The Museum Van Loon is a rather grand canal house standing on the Golden Bend section of the Keizersgracht. Designed by the architect Adriaen Dortsman, it was built in 1672. With 5 bays, it’s double the width of the standard sized canal house, reflecting the wealth and stats of the owner. The first resident was a successful painter, Ferdinand Bol, who was a pupil of Rembrandt, and who lived there until 1680. In 1884 the house  was purchased by Hendrik van Loon as a wedding present for his son Willem. It’s still in private hands and the top two floors, the former servants’ quarters, are still used by the owners. Visitors can explore two floors plus the kitchen (in the basement), the garden and the coach house.

It’s furnished in 18th century style and gives a good impression of how a wealthy family would have lived in a canal house during that period.

The Blue Drawing Room is on the ground floor to the right of the entrance lobby. It was noticeable that the ceilings on the ground floor rooms are very high compared to their horizontal dimensions, in this case almost five and a half metres high. No doubt another way of showing off.


The dining room is  also on the ground floor at the front of the house and is sometimes used by the family as well as being hired out for functions.

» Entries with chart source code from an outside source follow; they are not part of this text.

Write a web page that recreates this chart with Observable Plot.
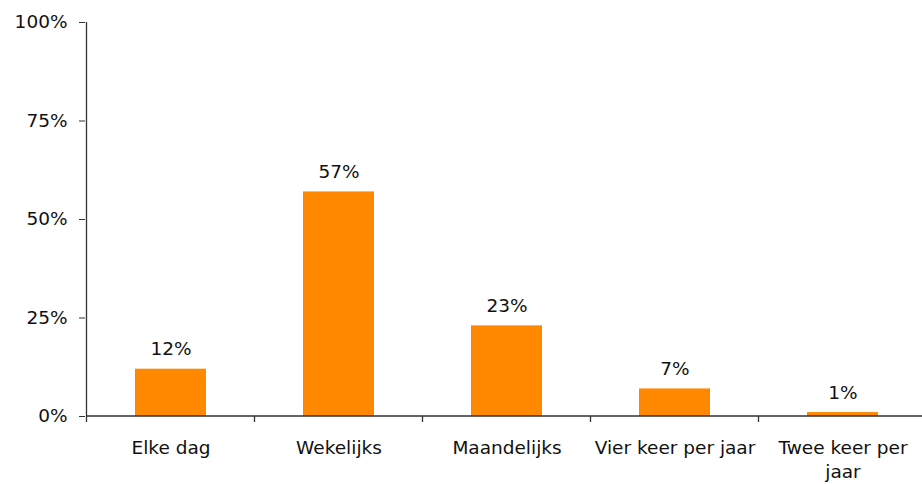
<!DOCTYPE html>
<html>
<head>
<meta charset="utf-8">
<script src="https://cdn.jsdelivr.net/npm/d3@7"></script>
<script src="https://cdn.jsdelivr.net/npm/@observablehq/plot@0.6"></script>
<style>
  html, body { margin: 0; padding: 0; background: #fff; }
  #chart { width: 922px; height: 484px; }
</style>
</head>
<body>
<div id="chart"></div>
<script>
const categories = ["Elke dag", "Wekelijks", "Maandelijks", "Vier keer per jaar", "Twee keer per jaar"];
const values = [12, 57, 23, 7, 1];
const yTicks = [0, 25, 50, 75, 100];
const tickLabels = {"Twee keer per jaar": "Twee keer per\njaar"};

const data = categories.map((c, i) => ({category: c, value: values[i]}));

const textColor = "#111";
const axisColor = "#333";
const barColor = "#ff8800";

// Render-only mark for axis lines and category boundary ticks
function axisLines(index, scales, values, dimensions) {
  const xs = scales.x;
  const bw = xs.bandwidth ? xs.bandwidth() : 0;
  const step = xs(categories[1]) - xs(categories[0]);
  const y0 = scales.y(0);
  const g = d3.create("svg:g").attr("stroke", axisColor).attr("stroke-width", 1.3);
  const left = xs(categories[0]) + bw / 2 - step / 2;
  const right = xs(categories[categories.length - 1]) + bw / 2 + step / 2;
  g.append("line").attr("x1", left).attr("x2", left).attr("y1", scales.y(100)).attr("y2", y0);
  g.append("line").attr("x1", left).attr("x2", right).attr("y1", y0).attr("y2", y0);
  for (let i = 0; i <= categories.length; i++) {
    const bx = left + i * step;
    g.append("line").attr("x1", bx).attr("x2", bx).attr("y1", y0).attr("y2", y0 + 6);
  }
  return g.node();
}

const plot = Plot.plot({
  width: 922,
  height: 484,
  marginLeft: 85,
  marginRight: -6,
  marginTop: 22,
  marginBottom: 68,
  style: {fontFamily: "DejaVu Sans", fontSize: "18px", color: textColor, background: "#fff"},
  x: {domain: categories, paddingInner: 0.58, paddingOuter: 0.29, label: null},
  y: {domain: [0, 100], label: null},
  marks: [
    Plot.barY(data, {x: "category", y: "value", fill: barColor}),
    Plot.text(data, {x: "category", y: "value", text: d => d.value + "%", lineAnchor: "bottom", dy: -14, fill: textColor, fontSize: 18.5}),
    Plot.axisY({ticks: yTicks, tickFormat: d => d + "%", tickSize: 6, tickPadding: 12, stroke: axisColor, fill: textColor, fontSize: 18.5, label: null}),
    Plot.axisX({tickSize: 0, tickPadding: 20, tickFormat: d => tickLabels[d] || d, fill: textColor, fontSize: 18.5, lineHeight: 1.3, label: null}),
    axisLines
  ]
});
document.getElementById("chart").appendChild(plot);
</script>
</body>
</html>
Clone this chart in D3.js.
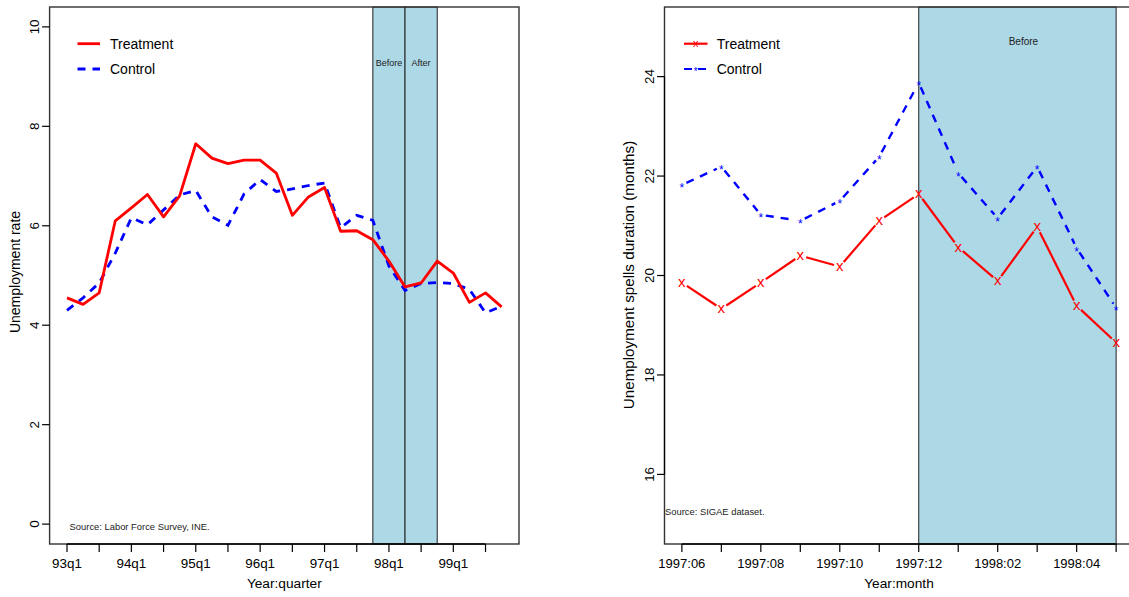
<!DOCTYPE html>
<html>
<head>
<meta charset="utf-8">
<script src="https://cdn.jsdelivr.net/npm/d3@7"></script>
<style>
  body { margin: 0; background: #fff; }
  svg { display: block; font-family: "Liberation Sans", Arial, sans-serif; }
</style>
</head>
<body>
<div id="chart"></div>
<script>
// left panel: unemployment rate by quarter
const quarters = ["93q1","93q2","93q3","93q4","94q1","94q2","94q3","94q4",
  "95q1","95q2","95q3","95q4","96q1","96q2","96q3","96q4",
  "97q1","97q2","97q3","97q4","98q1","98q2","98q3","98q4",
  "99q1","99q2","99q3","99q4"];
const treatRate = [4.55, 4.42, 4.65, 6.10, 6.36, 6.63, 6.18, 6.60, 7.65, 7.36, 7.25, 7.32, 7.32, 7.06,
  6.21, 6.58, 6.77, 5.89, 5.90, 5.72, 5.29, 4.77, 4.85, 5.29, 5.05, 4.46, 4.65, 4.37];
const controlRate = [4.30, 4.55, 4.85, 5.45, 6.16, 6.02, 6.32, 6.62, 6.71, 6.18, 6.01, 6.64, 6.93, 6.69,
  6.74, 6.81, 6.86, 5.96, 6.21, 6.11, 5.19, 4.70, 4.84, 4.86, 4.84, 4.72, 4.25, 4.38];
const rateTicks = [0, 2, 4, 6, 8, 10];
const periodsL = [
  { label: "Before", from: "97q4", to: "98q2" },
  { label: "After", from: "98q2", to: "98q4" }
];

// right panel: spell duration by month
const months = ["1997:06","1997:07","1997:08","1997:09","1997:10","1997:11",
  "1997:12","1998:01","1998:02","1998:03","1998:04","1998:05"];
const treatSpell = [19.86, 19.33, 19.86, 20.40, 20.18, 21.10, 21.64, 20.57, 19.89, 20.98, 19.39, 18.65];
const controlSpell = [21.82, 22.19, 21.22, 21.10, 21.50, 22.39, 23.88, 22.06, 21.15, 22.19, 20.55, 19.35];
const spellTicks = [16, 18, 20, 22, 24];
const periodsR = [{ label: "Before", from: "1997:12", to: "1998:05" }];

const svg = d3.select("#chart").append("svg")
  .attr("width", 1129)
  .attr("height", 597);

const plotTop = 7, plotBottom = 544;

// ---------- left panel ----------
const xL = d3.scaleLinear().domain([-1.08, quarters.length - 1 + 1.08]).range([49.6, 519]);
const yL = d3.scaleLinear().domain([-0.4, 10.4]).range([plotBottom, plotTop]);

const gL = svg.append("g");

periodsL.forEach(p => {
  const x0 = xL(quarters.indexOf(p.from)), x1 = xL(quarters.indexOf(p.to));
  gL.append("rect")
    .attr("x", x0).attr("y", plotTop)
    .attr("width", x1 - x0).attr("height", plotBottom - plotTop)
    .attr("fill", "#add8e6")
    .attr("stroke", "#222")
    .attr("stroke-width", 1);
  gL.append("text")
    .attr("x", (x0 + x1) / 2).attr("y", 66)
    .attr("text-anchor", "middle")
    .style("font-size", "9px")
    .attr("fill", "#222")
    .text(p.label);
});

const lineL = d3.line().x((d, i) => xL(i)).y(d => yL(d));

gL.append("path").datum(controlRate)
  .attr("fill", "none").attr("stroke", "blue")
  .attr("stroke-width", 2.8).attr("stroke-dasharray", "8,7")
  .attr("d", lineL);
gL.append("path").datum(treatRate)
  .attr("fill", "none").attr("stroke", "red")
  .attr("stroke-width", 2.8).attr("stroke-linejoin", "round")
  .attr("d", lineL);

gL.append("rect")
  .attr("x", 49.6).attr("y", plotTop)
  .attr("width", 519 - 49.6).attr("height", plotBottom - plotTop)
  .attr("fill", "none").attr("stroke", "#333").attr("stroke-width", 1.4);

// x axis (ticks every half year, labels each year)
const qTickIdx = d3.range(0, quarters.length, 2);
gL.append("line")
  .attr("x1", xL(0)).attr("x2", xL(qTickIdx[qTickIdx.length - 1]))
  .attr("y1", plotBottom).attr("y2", plotBottom)
  .attr("stroke", "#000").attr("stroke-width", 1.5);
qTickIdx.forEach(i => {
  gL.append("line")
    .attr("x1", xL(i)).attr("x2", xL(i))
    .attr("y1", plotBottom).attr("y2", plotBottom + 8)
    .attr("stroke", "#000").attr("stroke-width", 1.2);
  if (i % 4 === 0) {
    gL.append("text")
      .attr("x", xL(i)).attr("y", 568)
      .attr("text-anchor", "middle")
      .style("font-size", "13.4px")
      .text(quarters[i]);
  }
});

// y axis
rateTicks.forEach(v => {
  gL.append("line")
    .attr("x1", 49.6 - 7.5).attr("x2", 49.6)
    .attr("y1", yL(v)).attr("y2", yL(v))
    .attr("stroke", "#000").attr("stroke-width", 1.2);
  gL.append("text")
    .attr("transform", `translate(34,${yL(v)}) rotate(-90)`)
    .attr("dy", "0.35em")
    .attr("text-anchor", "middle")
    .style("font-size", "13.4px")
    .text(v);
});

gL.append("text")
  .attr("transform", `translate(15,272) rotate(-90)`)
  .attr("dy", "0.35em")
  .attr("text-anchor", "middle")
  .style("font-size", "14px")
  .text("Unemployment rate");
gL.append("text")
  .attr("x", (49.6 + 519) / 2).attr("y", 588)
  .attr("text-anchor", "middle")
  .style("font-size", "13.7px")
  .text("Year:quarter");
gL.append("text")
  .attr("x", 69.6).attr("y", 530)
  .style("font-size", "9.4px")
  .attr("fill", "#222")
  .text("Source: Labor Force Survey, INE.");

// legend
const legL = gL.append("g");
[["Treatment", "red", null, 43.7], ["Control", "blue", "8,7", 69]].forEach(([name, col, dash, y]) => {
  legL.append("line")
    .attr("x1", 77.5).attr("x2", 100).attr("y1", y).attr("y2", y)
    .attr("stroke", col).attr("stroke-width", 2.8)
    .attr("stroke-dasharray", dash);
  legL.append("text")
    .attr("x", 110).attr("y", y).attr("dy", "0.35em")
    .style("font-size", "14px")
    .text(name);
});

// ---------- right panel ----------
const xR = d3.scaleLinear().domain([-0.44, months.length - 1 + 0.44]).range([664.5, 1133.5]);
const yR = d3.scaleLinear().domain([14.6, 25.4]).range([plotBottom, plotTop]);

const gR = svg.append("g");

periodsR.forEach(p => {
  const x0 = xR(months.indexOf(p.from)), x1 = xR(months.indexOf(p.to));
  gR.append("rect")
    .attr("x", x0).attr("y", plotTop)
    .attr("width", x1 - x0).attr("height", plotBottom - plotTop)
    .attr("fill", "#add8e6")
    .attr("stroke", "#222")
    .attr("stroke-width", 1);
  gR.append("text")
    .attr("x", (x0 + x1) / 2 + 6).attr("y", 45)
    .attr("text-anchor", "middle")
    .style("font-size", "10px")
    .attr("fill", "#222")
    .text(p.label);
});

gR.append("rect")
  .attr("x", 664.5).attr("y", plotTop)
  .attr("width", 1133.5 - 664.5).attr("height", plotBottom - plotTop)
  .attr("fill", "none").attr("stroke", "#333").attr("stroke-width", 1.4);

// type="b" style: segments with gaps around the point symbols
function gappedSegments(g, values, col, width, dash, gap) {
  for (let i = 0; i < values.length - 1; i++) {
    const x0 = xR(i), y0 = yR(values[i]), x1 = xR(i + 1), y1 = yR(values[i + 1]);
    const len = Math.hypot(x1 - x0, y1 - y0);
    const ux = (x1 - x0) / len, uy = (y1 - y0) / len;
    g.append("line")
      .attr("x1", x0 + ux * gap).attr("y1", y0 + uy * gap)
      .attr("x2", x1 - ux * gap).attr("y2", y1 - uy * gap)
      .attr("stroke", col).attr("stroke-width", width)
      .attr("stroke-dasharray", dash);
  }
}

gappedSegments(gR, controlSpell, "blue", 2.4, "8,7", 5);
gappedSegments(gR, treatSpell, "red", 2.2, null, 6);

gR.selectAll(".mc").data(controlSpell).join("text")
  .attr("x", (d, i) => xR(i)).attr("y", d => yR(d))
  .attr("dy", "0.62em")
  .attr("text-anchor", "middle")
  .attr("fill", "blue")
  .style("font-size", "12px")
  .text("*");
gR.selectAll(".mt").data(treatSpell).join("text")
  .attr("x", (d, i) => xR(i)).attr("y", d => yR(d))
  .attr("dy", "0.3em")
  .attr("text-anchor", "middle")
  .attr("fill", "red")
  .style("font-size", "15px")
  .text("x");

// x axis
gR.append("line")
  .attr("x1", xR(0)).attr("x2", xR(months.length - 1))
  .attr("y1", plotBottom).attr("y2", plotBottom)
  .attr("stroke", "#000").attr("stroke-width", 1.5);
months.forEach((m, i) => {
  gR.append("line")
    .attr("x1", xR(i)).attr("x2", xR(i))
    .attr("y1", plotBottom).attr("y2", plotBottom + 8)
    .attr("stroke", "#000").attr("stroke-width", 1.2);
  if (i % 2 === 0) {
    gR.append("text")
      .attr("x", xR(i)).attr("y", 568)
      .attr("text-anchor", "middle")
      .style("font-size", "13px")
      .text(m);
  }
});

// y axis
gR.append("line")
  .attr("x1", 664.5).attr("x2", 664.5)
  .attr("y1", yR(16)).attr("y2", yR(24))
  .attr("stroke", "#000").attr("stroke-width", 1.2);
spellTicks.forEach(v => {
  gR.append("line")
    .attr("x1", 664.5 - 7.5).attr("x2", 664.5)
    .attr("y1", yR(v)).attr("y2", yR(v))
    .attr("stroke", "#000").attr("stroke-width", 1.2);
  gR.append("text")
    .attr("transform", `translate(649,${yR(v)}) rotate(-90)`)
    .attr("dy", "0.35em")
    .attr("text-anchor", "middle")
    .style("font-size", "13.4px")
    .text(v);
});

gR.append("text")
  .attr("transform", `translate(629,275) rotate(-90)`)
  .attr("dy", "0.35em")
  .attr("text-anchor", "middle")
  .style("font-size", "15.2px")
  .text("Unemployment spells duration (months)");
gR.append("text")
  .attr("x", (664.5 + 1133.5) / 2).attr("y", 588)
  .attr("text-anchor", "middle")
  .style("font-size", "13.7px")
  .text("Year:month");
gR.append("text")
  .attr("x", 665).attr("y", 515)
  .style("font-size", "9.4px")
  .attr("fill", "#222")
  .text("Source: SIGAE dataset.");

// legend
const legR = gR.append("g");
[["Treatment", "red", null, 43.7, "x", "0.3em", 11], ["Control", "blue", "8,6", 69, "*", "0.62em", 10]]
  .forEach(([name, col, dash, y, sym, dy, fs]) => {
    legR.append("line")
      .attr("x1", 684).attr("x2", 707.5).attr("y1", y).attr("y2", y)
      .attr("stroke", col).attr("stroke-width", 2.2)
      .attr("stroke-dasharray", dash);
    legR.append("text")
      .attr("x", 695.7).attr("y", y).attr("dy", dy)
      .attr("text-anchor", "middle")
      .attr("fill", col)
      .style("font-size", fs + "px")
      .text(sym);
    legR.append("text")
      .attr("x", 716.7).attr("y", y).attr("dy", "0.35em")
      .style("font-size", "14px")
      .text(name);
  });
</script>
</body>
</html>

The Garden Room, as the name implies, overlooks the garden.


The grand Rococo staircase has exceptionally fine ironwork.


The rooms on the first floor were originally used as bedrooms. This is the Sheep Room, named after the wallpaper design.


The Bird Room is also named after the motifs on the wallpaper




The Red Bedroom


The kitchen is in the basement, the usual location in a canal house.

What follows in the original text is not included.